In the midst of a firefight in the rice paddies between American soldiers and the Viet Cong early in the Vietnam War, six monks walked towards the line of fire. “They didn’t look right, they didn’t look left. They walked straight through,” remembers David Busch, one of the American soldiers. “It was really strange, because nobody shot at’em. And after they walked over the berm, suddenly all the fight was out of me. I just didn’t feel like I wanted to do this anymore, at least no that day. It must have been that way for everybody, because everybody quit. We just stopped fighting.”
War is in our nature. And so is peace.
In Getting to Peace, Transforming Conflict At Home, At Work, And in the World, William Ury (who also co-wrote Getting To Yes, the most widely read book on negotiating) examines what we can do to bring about peace.

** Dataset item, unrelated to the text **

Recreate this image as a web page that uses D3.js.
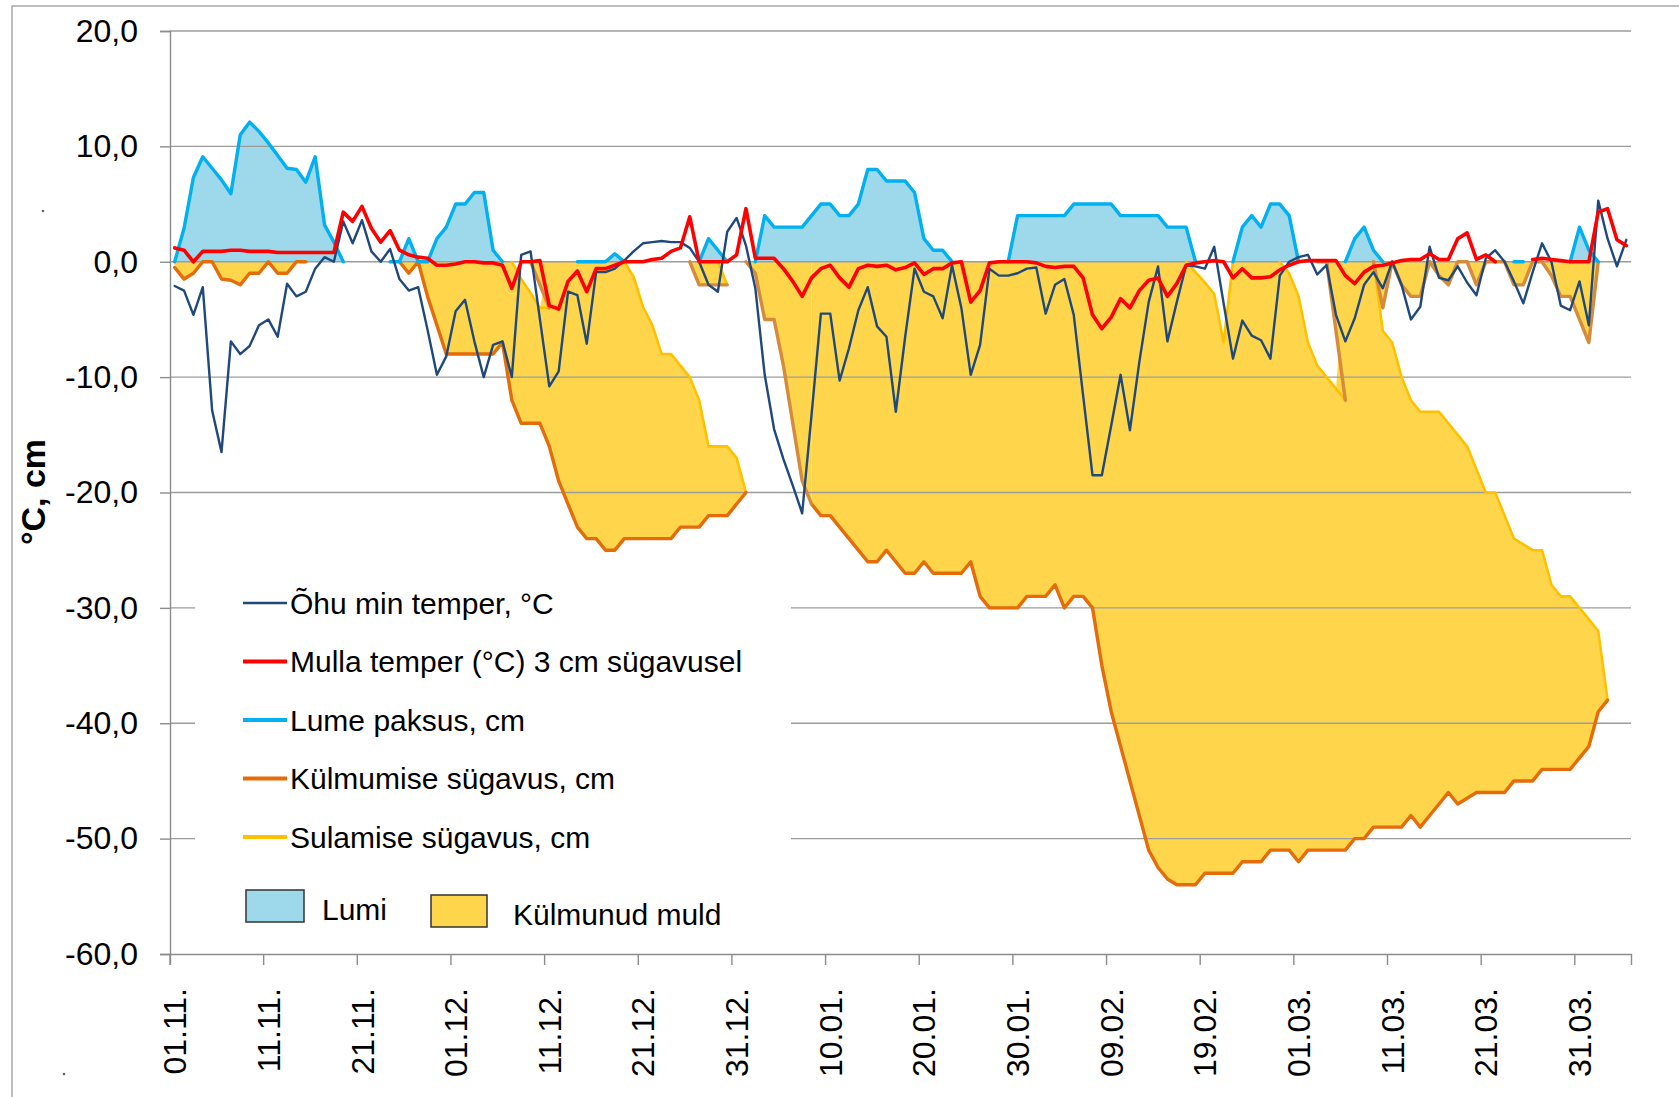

First he lays to rest the notion that human nature is warlike. If you look back at the entire period in which humans have existed, you will find that for the first 2.5 million years, there is very little evidence that humans fought wars. War seems to have come into fashion only in the last 10.000 years or so. And what caused war to become a part of how humans deal with conflict? In a word: Agriculture. Before that humans were nomadic hunter/gatherers and fighting wars made very little sense. There was food enough for everybody and no fixed land ownership to fight over. Only with the advent of fixed settlements and agriculture did we get something to fight over. Interestingly, with the advent of the information society, agriculture is losing it’s importance and we’re now back to a situation where it makes little sense to fight over land, because true valuse is created elsewhere – namely in the heads of people.
Ury also reframes conflict as having three sides. There’re two opposing parts, but there’s also always the third side. The third side can be family, colleagues, friends in smaller conflicts. Or it can be nations, political parties, the media or the U.N. in large scale conflict. The third side has the opportunity and even the responsibility to prevent conflict where possible and to contain or stop it otherwise.
Finally he outlines 10 different roles that the third side can assume, including bridge-builder, mediator, witness and peacekeeper. In the story above from the Vietnam War, the monks functioned simply as witnesses. They took no overt action, but there presence alone sufficed to stop the fighting.
The main message of this book is one of hope. Conflict on all scales can be prevented or stopped using the tools Ury presents, and this is amply illustrated with many stories. There are things that each of us can do to get to peace, and reading this book is a great place to start.